Introduction by Kenn Thomas
Foreword by David Hatcher Childress
Adventures Unlimited Press, Kempton, Illinois, USA, 1996, $16.00
Also known as ‘Nomenclature of an Assassination Cabal’, the so-called Torbitt Memorandum (‘Document’ here for some reason) has been floating around the JFK research world since the early 1970s.
Torbitt looked quite promising initially: lots of interesting allegations; some old names, some new; and fragments of documentation. But as soon as you begin trying to check it out you find that the allegations are mostly unsubstantiated and uncheckable; and much of the purported documentation is a fraud. That is, if you check the source given it doesn’t actually substantiate the claim made by ‘Torbitt’ for which it is offered as evidence. I’m reasonably certain that ‘Torbitt’ is disinformation, probably produced by the CIA in the wake of the Garrison inquiry. It may even have been a response to the French disinformation production, Farewell America, a couple of years before. For ‘Torbitt’ lays the blame not at the CIA’s door, but jointly on the FBI and something called the Defence Industries Security Command. (On the latter I have never seen any evidence that it ever existed; and if anyone has any, I would like to see it.)
The book opens with two photographs of Area 51, the secret US Air Force base in Nevada which has been the object of much recent conspiracy-mongering. Why Area 51? You may well ask. But start with NASA, then go to Werner Von Braun; then add the claim the Von Braun was the head of the Defence Industries Security Command (if it existed); add that NASA has a base in Nevada at a place called Mercury; and add, finally, that in 1964 a man called Richard Giesbrecht claimed to have overheard David Ferrie discussing the JFK assassination and mentioning something arriving from Nevada.
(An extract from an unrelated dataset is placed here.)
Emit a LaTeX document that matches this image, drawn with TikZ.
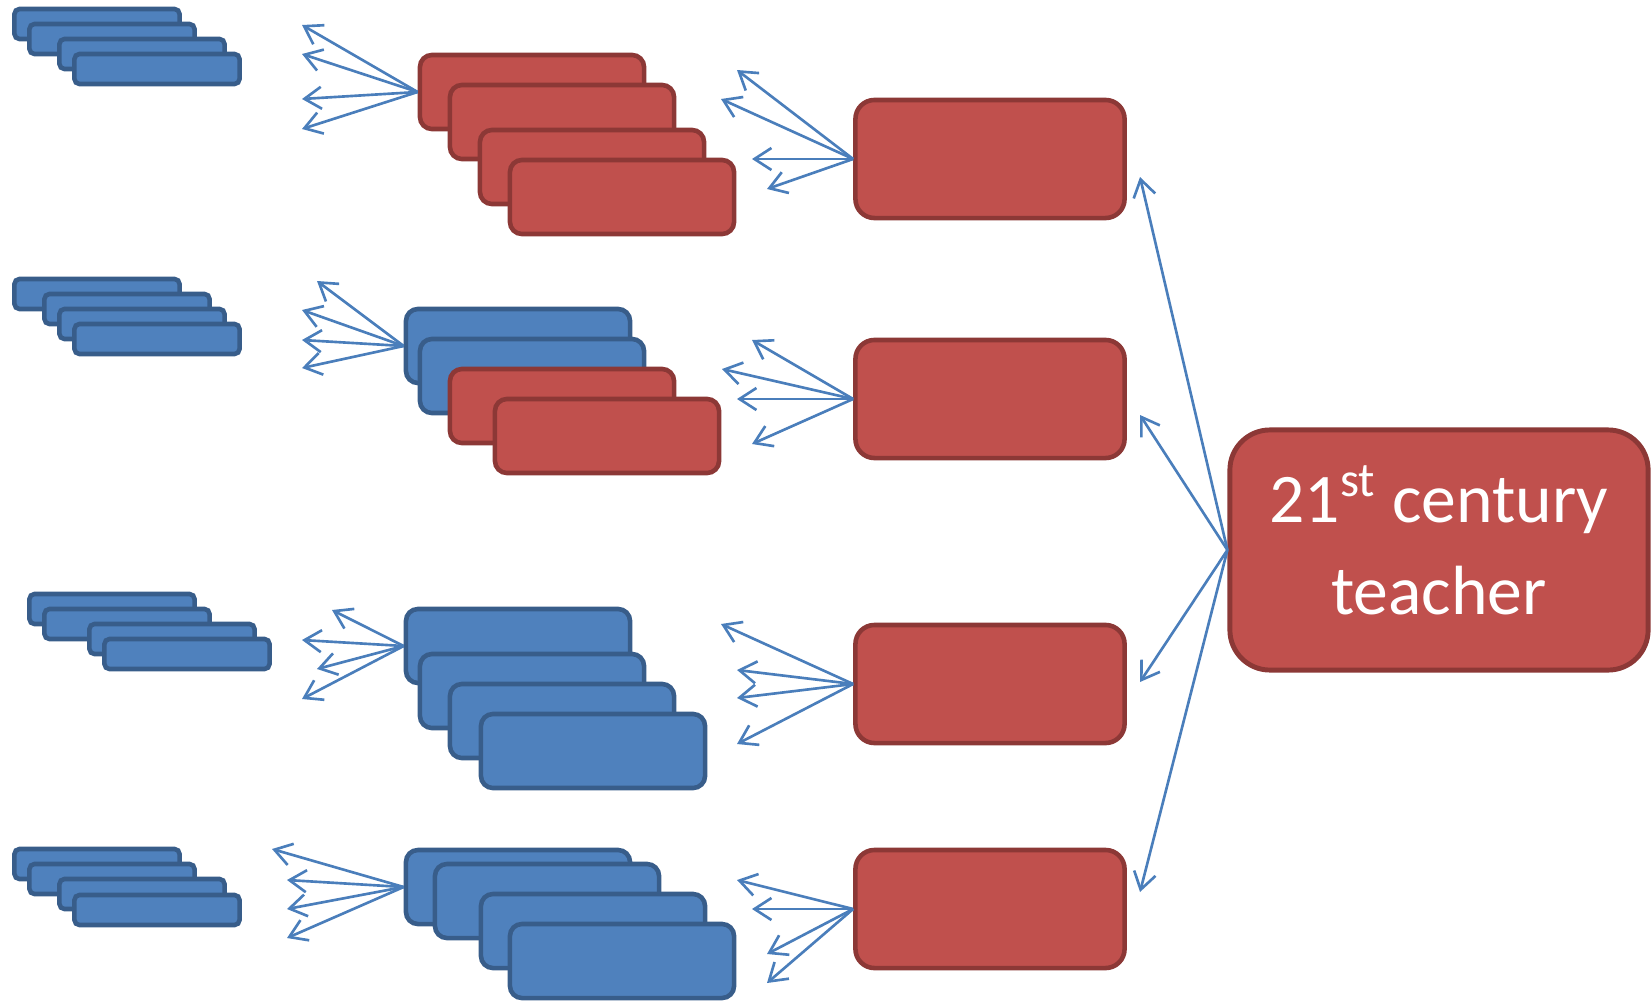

Tenuous doesn’t quite do it justice, does it?
Steamshovel’s Kenn Thomas contributes an amusing and non-committal introduction which, in twelve pages, manages to encompass Timothy Leary, Wilhelm Reich, fake moon landings, Charles Willoughby and a UFO flap over Winnipeg, Canada in 1969 – on the day that Giesbrecht went to tell New Orleans DA Garrison about what he’d overheard in Winnipeg airport. Kenn, you old prankster, you!